Monte Bello Road (Trail) is a hiking, biking, and horse trail in Palo Alto, California. It is within Rancho San Antonio Open Space Preserve and Monte Bello Open Space Preserve. It is 2.7 miles long and begins at 2,314 feet altitude. Traveling the entire trail is 5.4 miles with a total elevation gain of 1,130 feet. Near the trailhead there is drinking water. Along the trail there are restrooms, a camp site, and a water point.
Monte Bello Road (Trail) Professional Reviews and Guides
"With a 2,800-foot elevation, Black Mountain boasts outstanding 360-degree views. If you want to look down at the Santa Clara Valley, you got it. Prefer views of the forested Santa Cruz Mountains? No problem—just turn around! This hike descends to cool, quiet Stevens Creek, then ascends out of a canyon to Black Mountain’s summit. The return route is all downhill, through an old walnut orchard and grasslands where flowers riot in spring."
--Jane Huber, 60 Hikes within 60 Miles: San Francisco (Menasha Ridge Press).
"The upper Stevens Creek watershed, from the grassy slopes of Monte Bello Ridge to the brush and oak-covered woodlands below, is contained within the Monte Bello Open Space Preserve .Located in the Santa Cruz Mountains high above Cupertino, Monte Bello is the largest preserve managed by the Midpeninsula Regional Open Space District.
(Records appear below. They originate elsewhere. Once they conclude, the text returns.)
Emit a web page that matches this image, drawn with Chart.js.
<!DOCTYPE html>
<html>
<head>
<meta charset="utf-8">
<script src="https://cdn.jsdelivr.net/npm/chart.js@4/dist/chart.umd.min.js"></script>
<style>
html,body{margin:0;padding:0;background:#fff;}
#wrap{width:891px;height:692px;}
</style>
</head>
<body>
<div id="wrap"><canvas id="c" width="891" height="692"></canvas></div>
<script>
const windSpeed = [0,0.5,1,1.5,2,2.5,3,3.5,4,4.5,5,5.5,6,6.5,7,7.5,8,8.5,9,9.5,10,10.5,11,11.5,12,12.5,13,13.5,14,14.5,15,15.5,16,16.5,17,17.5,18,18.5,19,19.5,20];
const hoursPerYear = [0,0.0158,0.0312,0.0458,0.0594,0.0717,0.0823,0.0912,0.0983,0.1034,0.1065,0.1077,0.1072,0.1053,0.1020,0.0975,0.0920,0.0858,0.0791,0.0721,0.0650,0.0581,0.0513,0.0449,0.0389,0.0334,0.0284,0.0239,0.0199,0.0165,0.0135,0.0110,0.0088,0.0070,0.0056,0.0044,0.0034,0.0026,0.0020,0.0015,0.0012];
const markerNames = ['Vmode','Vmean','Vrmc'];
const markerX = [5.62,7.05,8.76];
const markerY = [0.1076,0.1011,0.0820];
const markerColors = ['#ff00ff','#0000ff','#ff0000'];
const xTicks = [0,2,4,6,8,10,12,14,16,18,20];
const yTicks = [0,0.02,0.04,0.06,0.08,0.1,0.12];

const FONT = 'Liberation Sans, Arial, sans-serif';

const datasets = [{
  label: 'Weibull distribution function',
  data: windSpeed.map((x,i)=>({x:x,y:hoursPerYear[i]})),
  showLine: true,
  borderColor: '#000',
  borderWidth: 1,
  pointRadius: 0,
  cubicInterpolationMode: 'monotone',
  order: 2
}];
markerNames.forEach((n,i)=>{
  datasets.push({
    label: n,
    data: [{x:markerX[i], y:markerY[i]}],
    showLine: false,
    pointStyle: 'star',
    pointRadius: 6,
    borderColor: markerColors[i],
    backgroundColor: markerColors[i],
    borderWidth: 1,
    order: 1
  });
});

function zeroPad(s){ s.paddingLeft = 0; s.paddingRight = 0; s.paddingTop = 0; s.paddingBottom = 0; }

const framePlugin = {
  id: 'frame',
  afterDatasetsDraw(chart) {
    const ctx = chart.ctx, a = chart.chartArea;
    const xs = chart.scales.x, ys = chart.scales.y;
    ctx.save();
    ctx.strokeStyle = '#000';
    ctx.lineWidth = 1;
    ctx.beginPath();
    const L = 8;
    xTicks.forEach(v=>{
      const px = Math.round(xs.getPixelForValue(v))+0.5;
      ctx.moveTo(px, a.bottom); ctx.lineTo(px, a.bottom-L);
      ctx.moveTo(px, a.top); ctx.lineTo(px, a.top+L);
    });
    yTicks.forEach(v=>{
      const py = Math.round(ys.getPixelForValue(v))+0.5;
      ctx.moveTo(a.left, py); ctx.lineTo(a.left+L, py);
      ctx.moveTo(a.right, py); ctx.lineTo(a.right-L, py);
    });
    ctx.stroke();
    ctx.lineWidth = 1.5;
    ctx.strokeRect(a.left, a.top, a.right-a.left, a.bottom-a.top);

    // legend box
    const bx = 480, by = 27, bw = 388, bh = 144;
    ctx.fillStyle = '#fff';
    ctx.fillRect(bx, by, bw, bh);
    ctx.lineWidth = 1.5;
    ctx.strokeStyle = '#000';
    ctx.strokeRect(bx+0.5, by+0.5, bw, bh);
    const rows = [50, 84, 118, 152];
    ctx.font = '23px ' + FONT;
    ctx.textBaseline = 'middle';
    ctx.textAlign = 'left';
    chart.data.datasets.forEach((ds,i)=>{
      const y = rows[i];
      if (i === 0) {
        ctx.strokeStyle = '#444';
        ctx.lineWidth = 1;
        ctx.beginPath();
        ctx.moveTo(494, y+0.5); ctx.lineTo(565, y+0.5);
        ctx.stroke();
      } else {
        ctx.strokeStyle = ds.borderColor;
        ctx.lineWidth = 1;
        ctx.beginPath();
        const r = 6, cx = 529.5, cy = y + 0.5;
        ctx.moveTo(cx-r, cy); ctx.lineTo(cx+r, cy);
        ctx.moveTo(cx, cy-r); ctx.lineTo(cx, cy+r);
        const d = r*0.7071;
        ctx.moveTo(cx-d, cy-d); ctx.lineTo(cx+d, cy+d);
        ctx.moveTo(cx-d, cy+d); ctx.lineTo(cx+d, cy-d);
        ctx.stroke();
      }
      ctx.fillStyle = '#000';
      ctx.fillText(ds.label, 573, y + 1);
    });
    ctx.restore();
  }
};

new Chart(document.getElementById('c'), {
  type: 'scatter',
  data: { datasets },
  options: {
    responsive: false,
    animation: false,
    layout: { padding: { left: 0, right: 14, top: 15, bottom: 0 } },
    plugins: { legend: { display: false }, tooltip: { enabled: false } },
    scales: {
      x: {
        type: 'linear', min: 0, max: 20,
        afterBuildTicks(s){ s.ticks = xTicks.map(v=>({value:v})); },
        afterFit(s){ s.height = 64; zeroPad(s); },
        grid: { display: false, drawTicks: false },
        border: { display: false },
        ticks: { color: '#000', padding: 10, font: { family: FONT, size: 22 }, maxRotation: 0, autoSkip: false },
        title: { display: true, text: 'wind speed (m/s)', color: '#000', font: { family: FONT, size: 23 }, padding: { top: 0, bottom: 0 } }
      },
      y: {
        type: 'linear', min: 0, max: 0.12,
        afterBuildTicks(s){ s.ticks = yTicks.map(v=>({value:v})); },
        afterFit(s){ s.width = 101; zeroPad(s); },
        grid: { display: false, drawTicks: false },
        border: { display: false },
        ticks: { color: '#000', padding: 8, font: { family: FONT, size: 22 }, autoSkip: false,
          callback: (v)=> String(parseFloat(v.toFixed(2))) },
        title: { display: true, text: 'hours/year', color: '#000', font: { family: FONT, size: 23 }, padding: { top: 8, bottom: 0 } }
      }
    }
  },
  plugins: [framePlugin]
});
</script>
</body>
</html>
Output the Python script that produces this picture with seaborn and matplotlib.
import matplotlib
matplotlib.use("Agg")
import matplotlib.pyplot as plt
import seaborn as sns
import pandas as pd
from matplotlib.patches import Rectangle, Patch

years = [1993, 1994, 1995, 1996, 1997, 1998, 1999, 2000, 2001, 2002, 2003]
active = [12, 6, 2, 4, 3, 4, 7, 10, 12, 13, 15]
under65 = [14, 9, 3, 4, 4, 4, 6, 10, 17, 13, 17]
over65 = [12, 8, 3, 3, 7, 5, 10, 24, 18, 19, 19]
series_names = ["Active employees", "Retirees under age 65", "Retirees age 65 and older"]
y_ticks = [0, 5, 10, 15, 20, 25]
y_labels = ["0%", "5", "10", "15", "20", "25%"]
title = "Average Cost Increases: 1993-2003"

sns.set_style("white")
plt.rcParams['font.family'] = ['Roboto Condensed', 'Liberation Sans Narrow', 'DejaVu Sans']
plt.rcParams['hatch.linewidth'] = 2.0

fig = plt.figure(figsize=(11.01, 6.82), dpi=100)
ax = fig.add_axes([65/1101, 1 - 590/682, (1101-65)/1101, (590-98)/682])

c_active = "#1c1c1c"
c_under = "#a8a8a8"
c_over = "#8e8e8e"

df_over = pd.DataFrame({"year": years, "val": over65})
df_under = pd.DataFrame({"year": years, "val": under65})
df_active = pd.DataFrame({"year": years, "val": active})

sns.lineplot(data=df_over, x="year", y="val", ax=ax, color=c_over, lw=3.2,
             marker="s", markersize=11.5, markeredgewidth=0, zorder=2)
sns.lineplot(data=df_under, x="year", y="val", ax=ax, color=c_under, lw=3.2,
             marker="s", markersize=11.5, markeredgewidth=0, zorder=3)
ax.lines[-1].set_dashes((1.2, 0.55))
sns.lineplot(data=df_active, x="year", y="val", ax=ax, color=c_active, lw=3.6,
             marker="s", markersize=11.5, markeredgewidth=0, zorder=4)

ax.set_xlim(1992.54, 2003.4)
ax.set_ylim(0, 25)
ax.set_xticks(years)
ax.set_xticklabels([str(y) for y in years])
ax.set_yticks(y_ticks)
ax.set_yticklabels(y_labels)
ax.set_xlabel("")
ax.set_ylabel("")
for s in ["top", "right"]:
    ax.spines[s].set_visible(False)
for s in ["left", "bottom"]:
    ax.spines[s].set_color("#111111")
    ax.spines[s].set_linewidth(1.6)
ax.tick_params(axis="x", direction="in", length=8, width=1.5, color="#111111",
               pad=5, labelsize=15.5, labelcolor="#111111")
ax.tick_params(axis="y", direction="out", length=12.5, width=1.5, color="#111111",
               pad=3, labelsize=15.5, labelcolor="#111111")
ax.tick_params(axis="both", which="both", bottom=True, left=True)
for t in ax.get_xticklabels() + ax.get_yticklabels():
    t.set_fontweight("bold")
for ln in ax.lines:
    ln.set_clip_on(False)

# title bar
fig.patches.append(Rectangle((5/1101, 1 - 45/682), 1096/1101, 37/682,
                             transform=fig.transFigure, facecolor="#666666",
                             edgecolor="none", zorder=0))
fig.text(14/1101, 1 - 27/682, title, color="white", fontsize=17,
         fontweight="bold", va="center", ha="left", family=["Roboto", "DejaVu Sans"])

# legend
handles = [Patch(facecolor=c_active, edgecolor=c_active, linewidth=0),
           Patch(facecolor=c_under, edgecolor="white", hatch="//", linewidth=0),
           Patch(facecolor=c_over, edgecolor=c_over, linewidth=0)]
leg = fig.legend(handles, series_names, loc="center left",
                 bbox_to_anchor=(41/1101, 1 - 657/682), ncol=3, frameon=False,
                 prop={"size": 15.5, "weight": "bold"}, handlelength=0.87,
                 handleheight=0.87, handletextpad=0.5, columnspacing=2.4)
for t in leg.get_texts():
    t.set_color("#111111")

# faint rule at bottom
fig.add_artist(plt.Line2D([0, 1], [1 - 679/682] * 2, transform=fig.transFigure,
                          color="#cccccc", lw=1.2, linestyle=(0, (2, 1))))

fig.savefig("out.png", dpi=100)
While the primary access into the preserve is on Page Mill Road about one mile from Skyline Boulevard near the top of the mountain range, there are other ways to get in as well. This ride utilizes one of those entry points. Starting well below Monte Bello at Stevens Creek Reservoir, the route leads uphill immediately along paved Montebello Road. After a long climb, the road ends and a trail leads into the preserve, climbing some more until it reaches the top of Black Mountain, the site of microwave communication towers."
--Conrad Boisvert, San Francisco Peninsula Bike Trails (Penngrove Publications).
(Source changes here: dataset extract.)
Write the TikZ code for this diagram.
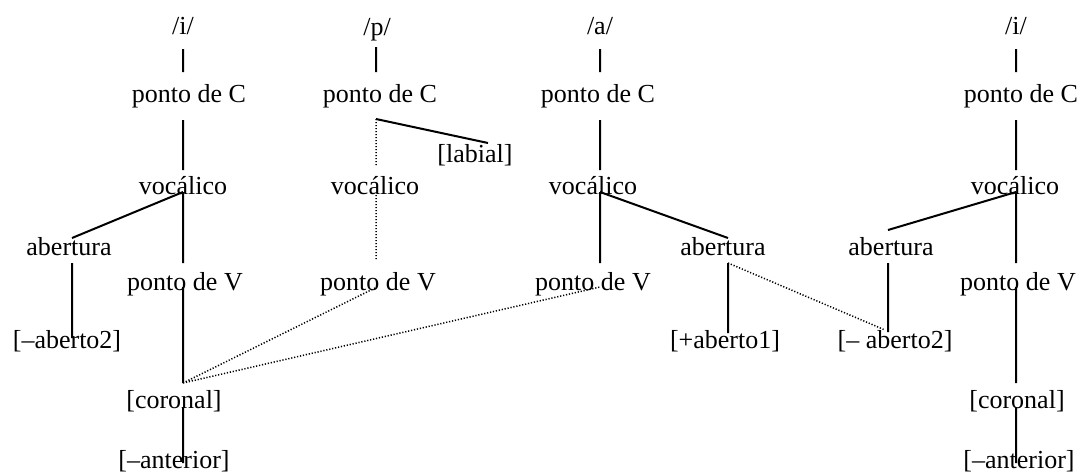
\documentclass[tikz,border=0pt]{standalone}
\usepackage{fontspec}
\setmainfont{Liberation Serif}
\begin{document}
\begin{tikzpicture}[x=1pt,y=-1pt,
  lbl/.style={anchor=base,inner sep=0pt,font=\fontsize{26}{30}\selectfont},
  solid line/.style={line width=2pt},
  dot line/.style={line width=1.5pt,dash pattern=on 1.2pt off 1.8pt}]
\useasboundingbox (0,0) rectangle (1079,474);
% column 1
\node[lbl] (i1) at (183,34) {/i/};
\node[lbl] (pc1) at (189,102) {ponto de C};
\node[lbl] (voc1) at (183,194) {vocálico};
\node[lbl] (ab1) at (69,255) {abertura};
\node[lbl] (pv1) at (185,290) {ponto de V};
\node[lbl] (am1) at (67,348) {[–aberto2]};
\node[lbl] (cor1) at (174,408) {[coronal]};
\node[lbl] (ant1) at (174,468) {[–anterior]};
% column 2
\node[lbl] (p2) at (377,35) {/p/};
\node[lbl] (pc2) at (380,102) {ponto de C};
\node[lbl] (lab2) at (475,162) {[labial]};
\node[lbl] (voc2) at (375,194) {vocálico};
\node[lbl] (pv2) at (378,290) {ponto de V};
% column 3
\node[lbl] (a3) at (600,34) {/a/};
\node[lbl] (pc3) at (598,102) {ponto de C};
\node[lbl] (voc3) at (593,194) {vocálico};
\node[lbl] (ab3) at (723,255) {abertura};
\node[lbl] (pv3) at (593,290) {ponto de V};
\node[lbl] (pa3) at (725,348) {[+aberto1]};
% column 4
\node[lbl] (i4) at (1016,34) {/i/};
\node[lbl] (pc4) at (1021,102) {ponto de C};
\node[lbl] (voc4) at (1015,194) {vocálico};
\node[lbl] (ab4) at (891,255) {abertura};
\node[lbl] (pv4) at (1018,290) {ponto de V};
\node[lbl] (am4) at (895,348) {[– aberto2]};
\node[lbl] (cor4) at (1017,408) {[coronal]};
\node[lbl] (ant4) at (1019,468) {[–anterior]};
% attachment coordinates
\coordinate (i1b) at (183,49);  \coordinate (pc1t) at (183,72);
\coordinate (pc1b) at (183,120); \coordinate (voc1t) at (183,170);
\coordinate (voc1b) at (183,192);
\coordinate (ab1t) at (72,238); \coordinate (ab1b) at (72,263);
\coordinate (pv1t) at (183,263); \coordinate (pv1b) at (183,287);
\coordinate (am1t) at (72,338);
\coordinate (cor1t) at (183,383); \coordinate (cor1b) at (183,407);
\coordinate (ant1t) at (183,463);
\coordinate (p2b) at (376,47); \coordinate (pc2t) at (376,72);
\coordinate (pc2b) at (376,119); \coordinate (voc2t) at (376,165);
\coordinate (lab2t) at (488,143);
\coordinate (voc2b) at (376,195); \coordinate (pv2t) at (376,260);
\coordinate (pv2b) at (375,288);
\coordinate (a3b) at (600,49); \coordinate (pc3t) at (600,72);
\coordinate (pc3b) at (600,120); \coordinate (voc3t) at (600,170);
\coordinate (voc3b) at (600,192);
\coordinate (ab3t) at (728,238); \coordinate (ab3b) at (728,263);
\coordinate (pv3t) at (600,263); \coordinate (pv3b) at (600,287);
\coordinate (pa3t) at (728,333);
\coordinate (i4b) at (1016,49); \coordinate (pc4t) at (1016,72);
\coordinate (pc4b) at (1016,120); \coordinate (voc4t) at (1016,170);
\coordinate (voc4b) at (1016,192);
\coordinate (ab4t) at (888,230); \coordinate (ab4b) at (888,263);
\coordinate (am4t) at (888,332); \coordinate (am4s) at (885,330);
\coordinate (pv4t) at (1016,263); \coordinate (pv4b) at (1016,287);
\coordinate (cor4t) at (1016,383); \coordinate (cor4b) at (1016,407);
\coordinate (ant4t) at (1016,463);
% solid connectors
\draw[solid line] (i1b) -- (pc1t) (pc1b) -- (voc1t) (voc1b) -- (ab1t)
  (voc1b) -- (pv1t) (ab1b) -- (am1t) (pv1b) -- (cor1t) (cor1b) -- (ant1t);
\draw[solid line] (p2b) -- (pc2t) (pc2b) -- (lab2t);
\draw[solid line] (a3b) -- (pc3t) (pc3b) -- (voc3t) (voc3b) -- (ab3t)
  (voc3b) -- (pv3t) (ab3b) -- (pa3t);
\draw[solid line] (i4b) -- (pc4t) (pc4b) -- (voc4t) (voc4b) -- (ab4t)
  (voc4b) -- (pv4t) (ab4b) -- (am4t) (pv4b) -- (cor4t) (cor4b) -- (ant4t);
% dotted connectors
\draw[dot line] (pc2b) -- (voc2t) (voc2b) -- (pv2t)
  (cor1t) -- (pv2b) (cor1t) -- (pv3b) (ab3b) -- (am4s);
\end{tikzpicture}
\end{document}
"The upper Stevens Creek watershed, form the grassy slopes of Monte Bello Ridge to the brush and oak-covered woodlands below, comprises the Monte Bello Open Space Preserve. Canyon trails climbs steadily at first through dense growth and then along the ridge as the fauna thins out. Indian Creek Trail and Black Mountain Trail climb steeply toward Black Mountain (2,780-foot elevation) where there are superb views of the watershed to the west and of the entire Santa Clara Valley, to the east. Steep uphill sections of the ride along Indian Creek Trail and narrow sections along Canyon Trail provide plenty of challenge. Be sure to carry adequate water."
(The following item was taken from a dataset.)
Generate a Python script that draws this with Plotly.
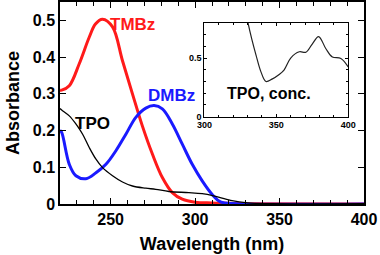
import plotly.graph_objects as go

# Main spectra (wavelength nm, absorbance)
tmbz_x = [220, 221, 225.5, 231.4, 237.3, 241, 245.2, 251.1, 257, 262.9, 268.8, 274.7, 280.6, 286.5, 292.4, 300, 310, 320, 330, 400]
tmbz_y = [0.31, 0.31, 0.322, 0.382, 0.454, 0.49, 0.503, 0.482, 0.39, 0.30, 0.212, 0.136, 0.072, 0.031, 0.013, 0.005, 0.003, 0.002, 0.001, 0.0]

dmbz_x = [220, 221, 225.5, 229.4, 235.3, 241.3, 247.2, 253.1, 259, 264.9, 270.8, 275.7, 280.6, 286.5, 292.4, 298.3, 304.2, 310.1, 315, 325, 400]
dmbz_y = [0.2, 0.195, 0.108, 0.077, 0.069, 0.085, 0.108, 0.145, 0.19, 0.236, 0.261, 0.268, 0.259, 0.218, 0.163, 0.108, 0.063, 0.026, 0.006, 0.001, 0.0]

tpo_x = [220, 221, 225.5, 229.4, 233.4, 237.3, 241.3, 245.2, 251.1, 257, 262.9, 270.8, 276.7, 284.5, 296.3, 304.2, 311, 321, 331, 345, 400]
tpo_y = [0.26, 0.256, 0.24, 0.218, 0.19, 0.154, 0.122, 0.099, 0.077, 0.06, 0.049, 0.043, 0.04, 0.034, 0.031, 0.028, 0.022, 0.010, 0.003, 0.001, 0.001]

# Inset: concentrated TPO
conc_x = [328, 330, 333, 335.9, 339.4, 342.8, 347, 352, 355.5, 360, 366, 370.6, 375, 379.4, 384.5, 389, 394.9, 400]
conc_y = [0.95, 0.82, 0.66, 0.526, 0.38, 0.30, 0.32, 0.36, 0.40, 0.50, 0.554, 0.55, 0.62, 0.684, 0.58, 0.51, 0.497, 0.425]

FONT = "Liberation Sans"

fig = go.Figure()
fig.add_trace(go.Scatter(x=tmbz_x, y=tmbz_y, mode="lines", line=dict(color="#ff1a1a", width=3, shape="spline"), showlegend=False))
fig.add_trace(go.Scatter(x=dmbz_x, y=dmbz_y, mode="lines", line=dict(color="#1a1aff", width=3, shape="spline"), showlegend=False))
fig.add_trace(go.Scatter(x=tpo_x, y=tpo_y, mode="lines", line=dict(color="black", width=1.3, shape="spline"), showlegend=False))
fig.add_trace(go.Scatter(x=conc_x, y=conc_y, mode="lines", line=dict(color="#222", width=1.2, shape="spline"),
                         xaxis="x2", yaxis="y2", showlegend=False))

axis_common = dict(showgrid=False, zeroline=False, showline=True, linecolor="black", mirror="ticks",
                   ticks="inside", tickcolor="black", automargin=False)

fig.update_layout(
    width=380, height=255,
    margin=dict(l=60, r=16, t=2, b=51),
    plot_bgcolor="white", paper_bgcolor="white",
    font=dict(family=FONT, color="black"),
    xaxis=dict(**axis_common, range=[220, 400], tickvals=[250, 300, 350, 400], ticklen=6, linewidth=1.5,
               tickfont=dict(size=16, weight="bold"),
               minor=dict(ticks="inside", dtick=10, ticklen=4, tickcolor="black", tick0=220),
               title=dict(text="Wavelength (nm)", font=dict(size=18, weight="bold"), standoff=10)),
    yaxis=dict(**axis_common, range=[0, 0.55], dtick=0.1, ticklen=6, linewidth=1.5,
               tickformat=".1~f",
               tickfont=dict(size=16, weight="bold"),
               title=dict(text="Absorbance", font=dict(size=18, weight="bold"), standoff=8)),
    xaxis2=dict(**axis_common, domain=[0.475, 0.948], anchor="y2", range=[300, 400], tickvals=[300, 350, 400],
                ticklen=3, linewidth=1, tickfont=dict(size=9, weight="bold"),
                minor=dict(ticks="inside", dtick=10, ticklen=2, tickcolor="black", tick0=300)),
    yaxis2=dict(**axis_common, domain=[0.433, 0.896], anchor="x2", range=[0, 0.8], tickvals=[0, 0.5],
                ticktext=["0", "0.5"], ticklen=3, linewidth=1, tickfont=dict(size=9, weight="bold"),
                minor=dict(ticks="inside", dtick=0.1, ticklen=2, tickcolor="black")),
)

fig.add_annotation(x=263, y=0.49, text="TMBz", showarrow=False, xref="x", yref="y",
                   font=dict(size=17, color="#ff1a1a", weight="bold"))
fig.add_annotation(x=286, y=0.295, text="DMBz", showarrow=False, xref="x", yref="y",
                   font=dict(size=17, color="#1a1aff", weight="bold"))
fig.add_annotation(x=239, y=0.22, text="TPO", showarrow=False, xref="x", yref="y",
                   font=dict(size=17, color="black", weight="bold"))
fig.add_annotation(x=345, y=0.2, text="TPO, conc.", showarrow=False, xref="x2", yref="y2",
                   font=dict(size=16, color="black", weight="bold"))

fig.write_html("out.html", config={"displayModeBar": False},
               post_script="document.body.style.margin='0';document.body.style.overflow='hidden';")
--Conrad Boisvert, Bay Area Mountain Bike Trails (Penngrove Publications).
"Hike from a nature trail by a creek to a summit overlooking the Santa Cruz Mountains"
--Laure Latham, Best Hikes with Kids: San Francisco Bay Area (The Mountaineers Books).
"Monte Bello lulls in more ways than one. A single-track interpretive nature trail winds along the headwaters of Stevens Creek. A steady climb rises above the deep crease formed by the grinding San Andreas Fault. A trail camp awaits atop distinct Black Mountain (2,800'). Savory, ever-changing views peer into a hidden valley and beyond. Monte Bello, que bello."
--Matt Heid, One Night Wilderness: San Francisco (Wilderness Press).
"These 5625 acres of open space preserves and county park encompass most of Stevens Creek Canyon from Page Mill Road to Saratoga Gap and from Skyline Boulevard on the west to Monte Bello Ridge on the east. This aggregation of wood- lands, streams, and grasslands is a magnificent near-wilderness treasure close to Peninsula cities. Trails into the vast canyon of upper Stevens Creek invite you to explore its depths and to climb the heights of Monte Bello Ridge. This trail guide includes the following trails: Stevens Creek Nature Trail, Loop Trip to Black Mountain on Indian Creek and Bella Vista Trails, From Saratoga Gap to Monte Bello Preserve, White Oak Trail Alternate to Upper Canyon Trail."
--Jean Rusmore, Betsy Crowder, Frances Spangle, & Sue LaTourrette, Peninsula Trail: Hiking & Biking Trails on the San Francisco Peninsula (Wilderness Press).